I definitely don't want a decent migration path for my apps to another Microsoft tool or platform. I have worked on migrations in the past (IBM OS changes breaking JCL and COBOL apps is one simple example from the far away past, FoxPro 2.6 DOS and Windows to VFP is one I am living today) and I know it is better to rewrite the applications than to migrate them to a new platform in some magical/automated way.

As far as the reasons Microsoft is stopping future development of VFP and getting a clearer explanation of the reasons: I can understand this, but I believe Alan Griver has regurgitated it over and over on the various forums and his blog. Is the reason the Fox Community is asking for a better explanation because Microsoft gave a convoluted one, or because they did not like what was stated? I think part of the confusion is the fact it was stated so many places and in different message threads, so maybe it would be best for Alan to restate it once so the community is ultimately clear on the reasons.
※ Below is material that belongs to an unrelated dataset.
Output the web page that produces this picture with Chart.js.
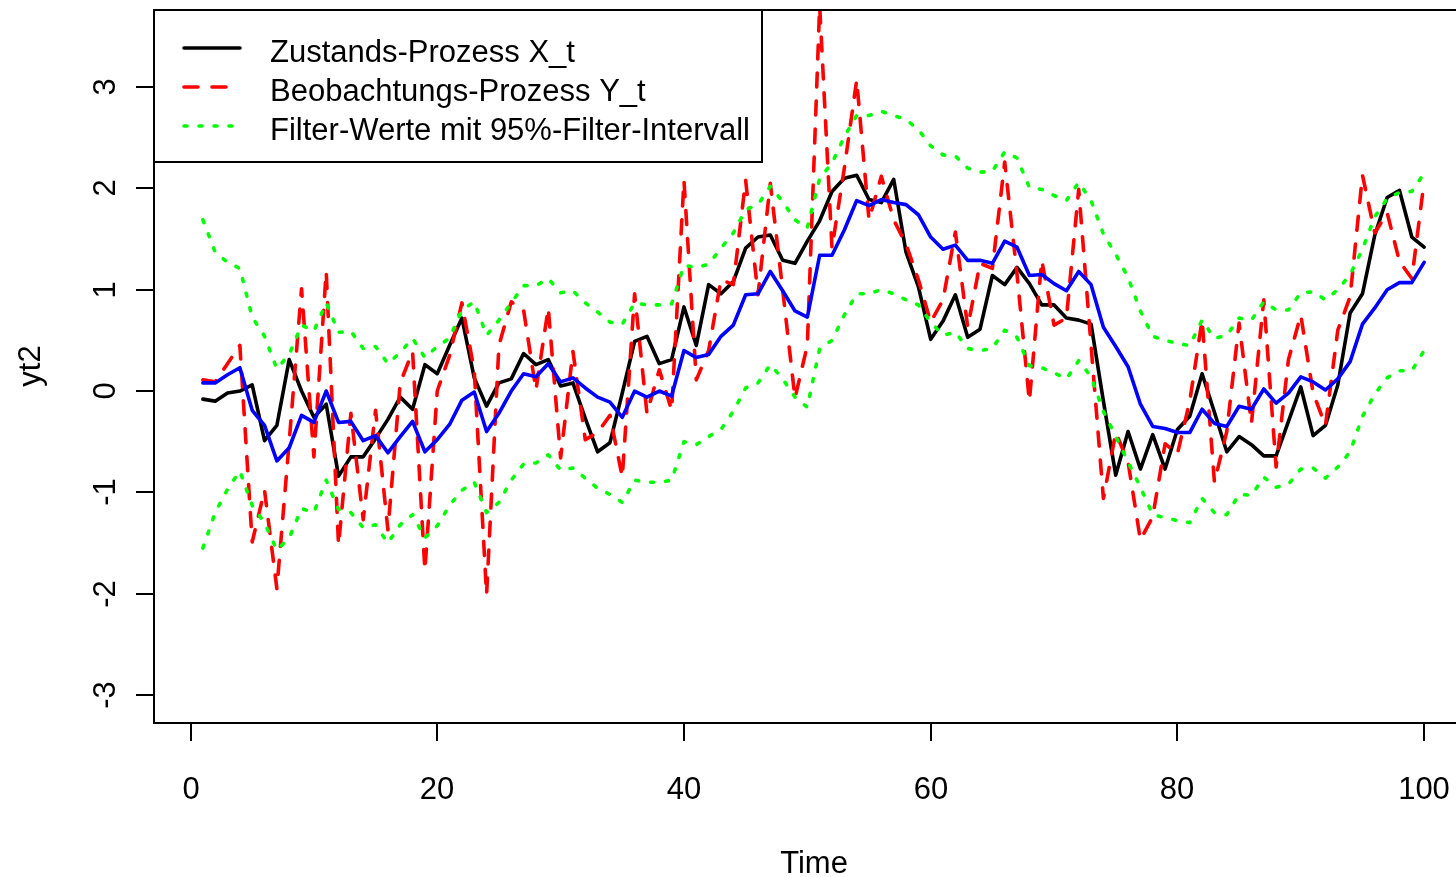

I still have not decided whether I am going to sign the Letter to Microsoft Executives. I have many more thoughts on this that I plan to share this week as time allows (I am up to my elbows in alligators at the moment) and still have to PDF form-ize the Southwest Fox registration form before it goes live tomorrow. Most of these thoughts are in the emails back and forth with Pablo, but I need polish them up. When I get through most of the 18 items for today's To-Do list (yes, this is an actual number) I will sit down and blog some more.